Más allá de que las acusaciones contra el Presidente Lasso sean o no ciertas –ya porque los hechos materiales de los que se le acusa son veraces, ya porque los mismos incluso integran conductas penalmente ilícitas– la introducción y desarrollo del citado juicio politíco parece señalar, en términos más amplios, ciertas turbulencias en los modelos presidencialistas latinoamericanos.
Por un lado, cabe destacar que, lejos de ser un instrumento excepcional para poner remedio a situaciones de irreparable crisis institucional, el juicio político previsto por numerosas Constituciones de América Latina –a veces de forma muy genérica: ej. por incapacidad moral (art. 113.2 de la Constitución peruana)– se ha frecuentemente convertido, en la práctica, en un medio ordinario para la resolución de tradicionales conflictos políticos entre mayoría y oposición, como si de una moción de censura (destructiva) típica de regímenes parlamentarios se tratara.
En términos estadísticos, pueden mencionarse las destituciones de Pedro Castillo (2022), Martín Vizcarra (2020) y Alberto Fujimori (2000) en Perú; Dilma Rousseff (2016) y Fernando Collor de Mello (1992) en Brasil; Fernando Lugo (2012) en Paraguay; Lucio Gutiérrez (2005) y Abdalá Bucaram (1997) en Ecuador y Carlos Andrés Pérez (1993) en Venezuela.

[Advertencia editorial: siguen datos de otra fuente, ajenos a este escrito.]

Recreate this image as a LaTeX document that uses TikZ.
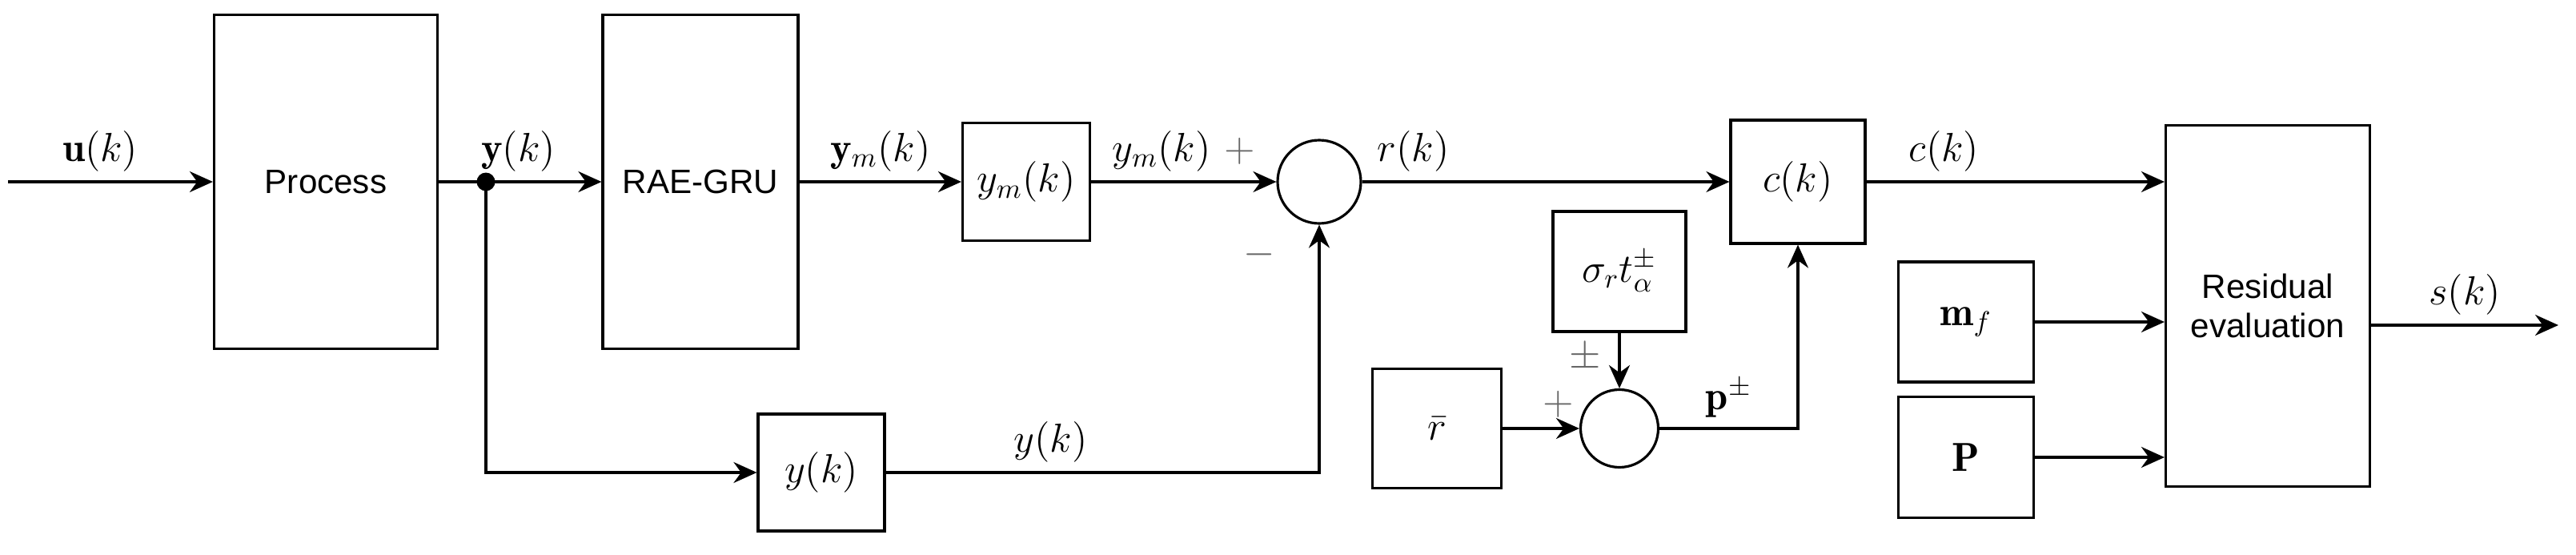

Todo ello, sin mencionar las “casi destituciones” de Pedro Pablo Kuczynski (2018) en Perú –quien dimitió para evitar la destitución mediante un (segundo) juicio político, entonces en curso– y Otto Pérez Molina (2015) en Guatemala, quien renunció tras ser despojado de la inmunidad parlamentaria por el Congreso de la República.
Por el otro, a pesar de la derivación teórica de la forma de gobierno de los Estados Unidos, es indiscutible que el presidencialismo/semi-presidencialismo que caracteriza, en sus varias versiones, los Estados latinoamericanos no puede equipararse al modelo original de la Constitución estadounidense, ni en términos formales ni en lo que concierne su aplicación concreta.
En este sentido, la distancia entre ambos modelos se observa a partir de un triple orden de factores:
- la presencia (Estados Unidos) o ausencia (América Latina) de una sólida tradición constitucional “de partida”, fruto del origen de los respectivos ordenamientos institucionales y del opuesto desarrollo histórico (democrático y balanced, desde 1787, en el caso estadounidense; objeto de innumerables crisis y, en ocasiones, duraderos regímenes dictatoriales, en relación con muchos Estados de América Latina);
- la configuración de las instituciones y la evolución de un sistema equilibrado de separación de poderes y control recíproco entre ellos, mucho más firmes en los Estados Unidos, si bien es cierto que, también en este último caso, recientemente han empezado a vislumbrarse algunas fisuras y momentos de ruptura;
- la combinación entre partidos políticos, Parlamentos y fórmula electoral, con leyes electorales latinoamericanas de corte y efectos proporcionales que, con asiduidad, generan Asambleas legislativas fragmentadas y polarizadas que el Presidente de la República –elegido, cada vez con mayor frecuencia, por su carisma personal y no por ser el líder de una fuerza política estructurada entre el electorado– no consigue controlar, lo que favorece el “choque de trenes” continuo entres dos poderes dotados de la misma legitimación popular.
En conclusión, ello quizá impone la necesidad de repensar de forma cuidadosa –a partir de su concreto funcionamiento– las formas de gobierno latinoamericanas (o, por lo menos, ciertos aspectos) y el delicado encaje entre las instituciones (sobre todo políticas) que las componen, si no queremos que estos sistemas colapsen definitivamente e involucionen hacia modelos incontrolables o, peor todavía, autoritarios.